## Task goal:
No pictures belong in the copy; return exactly the lines from the one with "Emit a Python" through the one with "plt.rcParams['font.family'] = ['Noto", both ends included, and nothing else.

## Supplied entries:
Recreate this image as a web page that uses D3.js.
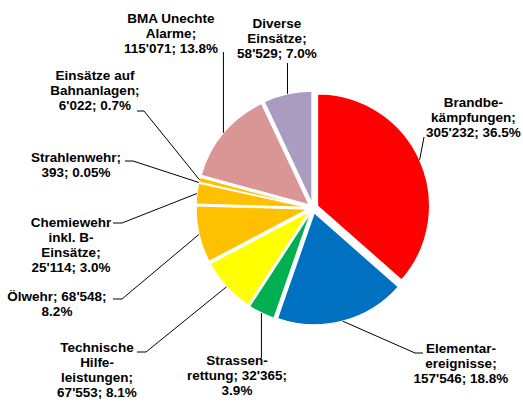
<!DOCTYPE html>
<html>
<head>
<meta charset="utf-8">
<script src="https://cdn.jsdelivr.net/npm/d3@7"></script>
<style>
body { margin: 0; background: #fff; }
text { font-family: "Liberation Sans", Arial, sans-serif; font-weight: bold; font-size: 13.5px; fill: #000; }
</style>
</head>
<body>
<svg id="chart" width="523" height="403"></svg>
<script>
// data
var categories = ["Brandbekämpfungen", "Elementarereignisse", "Strassenrettung", "Technische Hilfeleistungen",
  "Ölwehr", "Chemiewehr inkl. B-Einsätze", "Strahlenwehr", "Einsätze auf Bahnanlagen",
  "BMA Unechte Alarme", "Diverse Einsätze"];
var values = [305232, 157546, 32365, 67553, 68548, 25114, 393, 6022, 115071, 58529];
var pctLabels = ["36.5%", "18.8%", "3.9%", "8.1%", "8.2%", "3.0%", "0.05%", "0.7%", "13.8%", "7.0%"];
// label text, wrapped like in the original ({v} = value, {p} = percent)
var labelLines = [
  ["Brandbe-", "kämpfungen;", "{v}; {p}"],
  ["Elementar-", "ereignisse;", "{v}; {p}"],
  ["Strassen-", "rettung; {v};", "{p}"],
  ["Technische", "Hilfe-", "leistungen;", "{v}; {p}"],
  ["Ölwehr; {v};", "{p}"],
  ["Chemiewehr", "inkl. B-", "Einsätze;", "{v}; {p}"],
  ["Strahlenwehr;", "{v}; {p}"],
  ["Einsätze auf", "Bahnanlagen;", "{v}; {p}"],
  ["BMA Unechte", "Alarme;", "{v}; {p}"],
  ["Diverse", "Einsätze;", "{v}; {p}"]
];

var colors = ["#ff0000", "#0070c0", "#00b050", "#ffff00", "#ffc000", "#ffc000", "#ffc000", "#ffc000", "#d99694", "#aa9bc0"];

// label placement (text centre, first baseline, leader points from label side; x null = straight down to slice)
var labelLayout = [
  {x: 473.5, y: 107, leader: [[424, 137]]},
  {x: 461, y: 353, leader: [[423, 353], [415, 353]]},
  {x: 237, y: 365, leader: [[null, 358]]},
  {x: 97, y: 352, leader: [[137, 352], [146, 352]]},
  {x: 57, y: 301, leader: [[113, 299], [122, 299]]},
  {x: 71, y: 227, leader: [[113, 223], [122, 223]]},
  {x: 76, y: 162, leader: [[125, 161], [133, 161]]},
  {x: 95, y: 80, leader: [[137, 111], [144, 111]]},
  {x: 171, y: 23, leader: [[null, 52]]},
  {x: 277, y: 28, leader: [[null, 63]]}
];

var svg = d3.select("#chart");
var cx = 313, cy = 208, R = 112, explode = 5, lineH = 15;

var fmt = d3.formatLocale({decimal: ".", thousands: "'", grouping: [3], currency: ["", ""]}).format(",");

var rows = categories.map(function(c, i) {
  return {name: c, value: values[i], pct: pctLabels[i], color: colors[i], lines: labelLines[i], lay: labelLayout[i]};
});

var pie = d3.pie().sort(null).value(function(d) { return d.value; });
var arc = d3.arc().innerRadius(0).outerRadius(R);
var arcs = pie(rows);

function offset(d) {
  var m = (d.startAngle + d.endAngle) / 2;
  return [explode * Math.sin(m), -explode * Math.cos(m)];
}

var g = svg.append("g").attr("transform", "translate(" + cx + "," + cy + ")");

g.selectAll("path.slice")
  .data(arcs)
  .enter()
  .append("path")
    .attr("class", "slice")
    .attr("transform", function(d) { var o = offset(d); return "translate(" + o[0] + "," + o[1] + ")"; })
    .attr("d", arc)
    .attr("fill", function(d) { return d.data.color; })
    .attr("stroke", "#fff")
    .attr("stroke-width", 1.2)
    .attr("stroke-linejoin", "round");

// leader lines
arcs.forEach(function(d) {
  var o = offset(d);
  var m = (d.startAngle + d.endAngle) / 2;
  var edge = [cx + o[0] + R * Math.sin(m), cy + o[1] - R * Math.cos(m)];
  var pts = d.data.lay.leader.map(function(p) { return [p[0] === null ? edge[0] : p[0], p[1]]; });
  pts.push(edge);
  svg.append("path")
    .attr("d", d3.line()(pts))
    .attr("fill", "none")
    .attr("stroke", "#000")
    .attr("stroke-width", 1);
});

// labels
var labels = svg.selectAll("text.lbl")
  .data(rows)
  .enter()
  .append("text")
    .attr("class", "lbl")
    .attr("text-anchor", "middle");

labels.selectAll("tspan")
  .data(function(d) {
    return d.lines.map(function(l, k) {
      return {t: l.replace("{v}", fmt(d.value)).replace("{p}", d.pct), x: d.lay.x, y: d.lay.y + k * lineH};
    });
  })
  .enter()
  .append("tspan")
    .attr("x", function(d) { return d.x; })
    .attr("y", function(d) { return d.y; })
    .text(function(d) { return d.t; });
</script>
</body>
</html>
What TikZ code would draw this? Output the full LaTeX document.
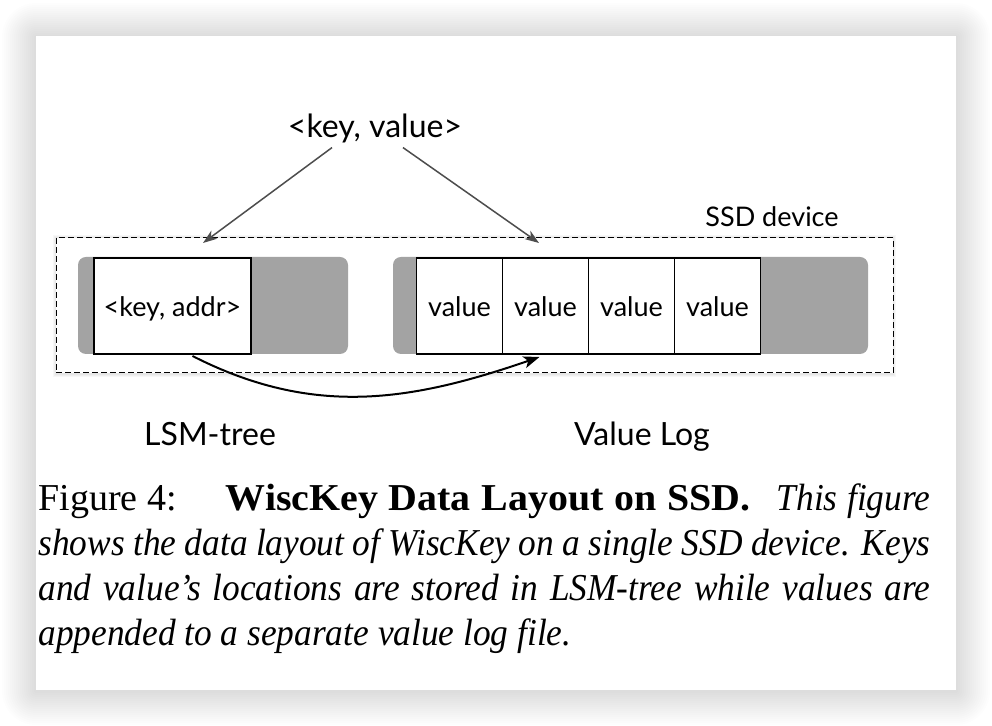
\documentclass[tikz,border=0pt]{standalone}
\usepackage{fontspec}
\usetikzlibrary{arrows.meta, positioning, calc}
\newfontfamily\diafont{Lato}
\newfontfamily\capfont{Liberation Serif}[ItalicFeatures={FakeStretch=0.93}, BoldFeatures={FakeStretch=1.05}]
\definecolor{diskgray}{RGB}{163, 163, 163}
\definecolor{feedgray}{RGB}{77, 77, 77}

\begin{document}
\begin{tikzpicture}[x=0.5pt, y=-0.5pt,
  slotbox/.style={draw, fill=white, line width=0.6pt, outer sep=0pt, inner sep=0pt,
    minimum height=48pt, text height=11pt, text depth=0pt,
    font=\diafont\fontsize{13.5}{16}\selectfont},
  feed/.style={feedgray, line width=0.75pt, -{Stealth[length=7pt, width=5pt, inset=2pt]}},
  tag/.style={anchor=base, font=\diafont\fontsize{16}{19}\selectfont},
  caption/.style={anchor=base west, inner sep=0pt, font=\capfont\fontsize{19}{22}\selectfont}]
  \useasboundingbox (0, 0) rectangle (992, 726);
  \fill[white] (0, 0) rectangle (992, 726);

  % page with its shadow
  \foreach \s in {1,...,17}
    \fill[black, opacity=0.009, rounded corners=\s pt]
      (36-2*\s, 37-2*\s) rectangle (956+2*\s, 691+2*\s);
  \fill[white] (36, 36) rectangle (956, 690);

  % SSD device
  \foreach \s in {1,...,3}
    \fill[black, opacity=0.03] (56-\s, 238-\s) rectangle (893+\s, 374+\s);
  \draw[dash pattern=on 3pt off 1.5pt, line width=0.5pt, fill=white] (56, 238) rectangle (893, 373);
  \node[font=\diafont\fontsize{13.5}{16}\selectfont] (ssd) at (772, 217) {SSD device};

  % LSM-tree and value log areas
  \fill[diskgray, rounded corners=4pt] (78, 257) rectangle (348, 354);
  \fill[diskgray, rounded corners=4pt] (393, 257) rectangle (868, 354);

  \node[slotbox, minimum width=78.5pt] (keyaddr) at (172.5, 306) {<key, addr>};
  \node[slotbox, minimum width=43pt] (v1) at (459.5, 306) {value};
  \node[slotbox, minimum width=43pt, right=0pt of v1] (v2) {value};
  \node[slotbox, minimum width=43pt, right=0pt of v2] (v3) {value};
  \node[slotbox, minimum width=43pt, right=0pt of v3] (v4) {value};

  % incoming pair
  \node[font=\diafont\fontsize{16}{19}\selectfont] (kv) at (375, 128) {<key, value>};
  \coordinate (lsmin) at (203, 243);
  \coordinate (login) at (539, 243);
  \draw[feed] ($(kv.south)+(-43, -2)$) -- (lsmin);
  \draw[feed] ($(kv.south)+(28, -2)$) -- (login);

  % pointer from key to value
  \draw[line width=1pt, -{Stealth[length=8pt, width=6pt, inset=2pt]}]
    ($(keyaddr.south)+(20, 2)$) to[out=-27, in=199] ($(v2.south)+(-6, 3)$);

  \node[tag] (lsm) at (210, 446) {LSM-tree};
  \node[tag] (vlog) at (642, 446) {Value Log};

  % caption
  \node[caption] (cap1) at (38, 511) {\makebox[446pt][s]{Figure 4:\hskip 1.1em plus 1em
    \textbf{WiscKey Data Layout on SSD.}\hskip 0.6em plus 0.5em \textit{This figure}}};
  \node[caption] (cap2) at (38, 556) {\makebox[446pt][s]{\itshape shows the data
    layout of WiscKey on a single SSD device. Keys}};
  \node[caption] (cap3) at (38, 601) {\makebox[446pt][s]{\itshape and value’s
    locations are stored in LSM-tree while values are}};
  \node[caption] (cap4) at (38, 646) {\itshape appended to a separate value log file.};
\end{tikzpicture}
\end{document}
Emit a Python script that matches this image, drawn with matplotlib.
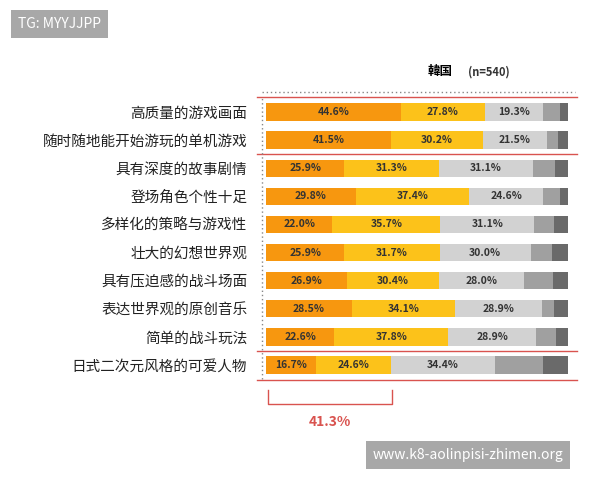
import matplotlib
matplotlib.use("Agg")
import matplotlib.pyplot as plt
import numpy as np

plt.rcParams['font.family'] = ['Noto Sans CJK SC', 'DejaVu Sans']

categories = ["高质量的游戏画面", "随时随地能开始游玩的单机游戏", "具有深度的故事剧情", "登场角色个性十足",
              "多样化的策略与游戏性", "壮大的幻想世界观", "具有压迫感的战斗场面", "表达世界观的原创音乐",
              "简单的战斗玩法", "日式二次元风格的可爱人物"]
s1 = [44.6, 41.5, 25.9, 29.8, 22.0, 25.9, 26.9, 28.5, 22.6, 16.7]
s2 = [27.8, 30.2, 31.3, 37.4, 35.7, 31.7, 30.4, 34.1, 37.8, 24.6]
s3 = [19.3, 21.5, 31.1, 24.6, 31.1, 30.0, 28.0, 28.9, 28.9, 34.4]
s4 = [5.7, 3.4, 7.5, 5.4, 6.7, 7.2, 9.8, 4.0, 6.8, 16.0]
s5 = [2.6, 3.4, 4.2, 2.8, 4.5, 5.2, 4.9, 4.5, 3.9, 8.3]
colors = ["#F7970F", "#FCC21A", "#D2D2D2", "#A0A0A0", "#6A6A6A"]

fig = plt.figure(figsize=(6, 4.8), dpi=100)
ax = fig.add_axes([266/600, 1-379/480, 302/600, 281/480])
y = np.arange(len(categories))
left = np.zeros(len(categories))
for i, s in enumerate([s1, s2, s3, s4, s5]):
    s = np.array(s)
    ax.barh(y, s, left=left, height=0.62, color=colors[i])
    if i < 3:
        for yy, l, v in zip(y, left, s):
            ax.text(l + v/2, yy, f"{v:.1f}%", ha='center', va='center', fontsize=7.5,
                    color='#333333', fontweight='bold', family='DejaVu Sans Condensed' if False else None)
    left += s
ax.set_xlim(0, 100)
ax.set_ylim(len(categories)-0.5, -0.5)
ax.set_yticks(y)
ax.set_yticklabels(categories, fontsize=10.5, color='#222222')
ax.tick_params(left=False, bottom=False, labelbottom=False, pad=10)
for sp in ax.spines.values():
    sp.set_visible(False)
for yl in [-0.55, 1.5, 8.5, 9.55]:
    ax.axhline(yl, xmin=-0.03, xmax=1.03, color='#D9534F', lw=1, clip_on=False)
ax.axvline(-1.2, color='#888888', lw=1, ls=(0, (1, 2)), clip_on=False)

fig.text(440/600, 1-72/480, "韓国", fontsize=9, fontweight='bold', ha='center', va='center')
fig.text(468/600, 1-72/480, "(n=540)", fontsize=8, fontweight='bold', ha='left', va='center', color='#333333')
fig.lines.append(plt.Line2D([262/600, 575/600], [1-92/480]*2, transform=fig.transFigure,
                            color='#888888', lw=1, ls=(0, (1, 2))))
# bracket
bx0, bx1, by = 268/600, 392/600, 1-404/480
fig.lines.append(plt.Line2D([bx0, bx0, bx1, bx1], [1-390/480, by, by, 1-390/480],
                            transform=fig.transFigure, color='#D9534F', lw=1))
fig.text(330/600, 1-422/480, "41.3%", color='#D9534F', fontsize=10, fontweight='bold', ha='center', va='center')
fig.text(18/600, 1-24/480, "TG: MYYJJPP", color='white', fontsize=10, va='center',
         bbox=dict(boxstyle='square,pad=0.5', fc='#A8A8A8', ec='none'))
fig.text(468/600, 1-455/480, "www.k8-aolinpisi-zhimen.org", color='white', fontsize=10, va='center', ha='center',
         bbox=dict(boxstyle='square,pad=0.5', fc='#A8A8A8', ec='none'))
fig.savefig("out.png", dpi=100)
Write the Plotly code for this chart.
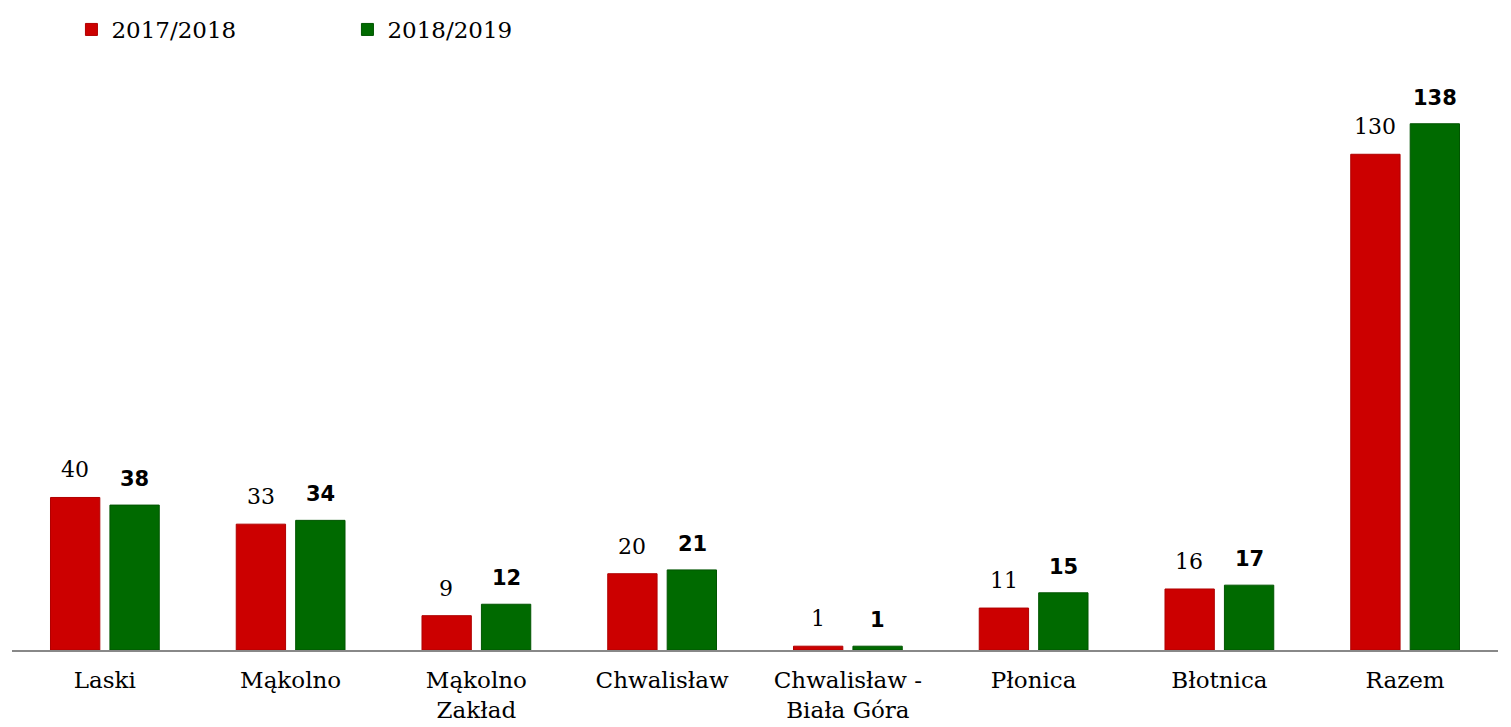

## Output of the task:
Emit a Python script that matches this image, drawn with matplotlib.
import matplotlib
matplotlib.use("Agg")
import matplotlib.pyplot as plt
import numpy as np

plt.rcParams['font.family'] = ['Noto Sans CJK SC', 'DejaVu Sans']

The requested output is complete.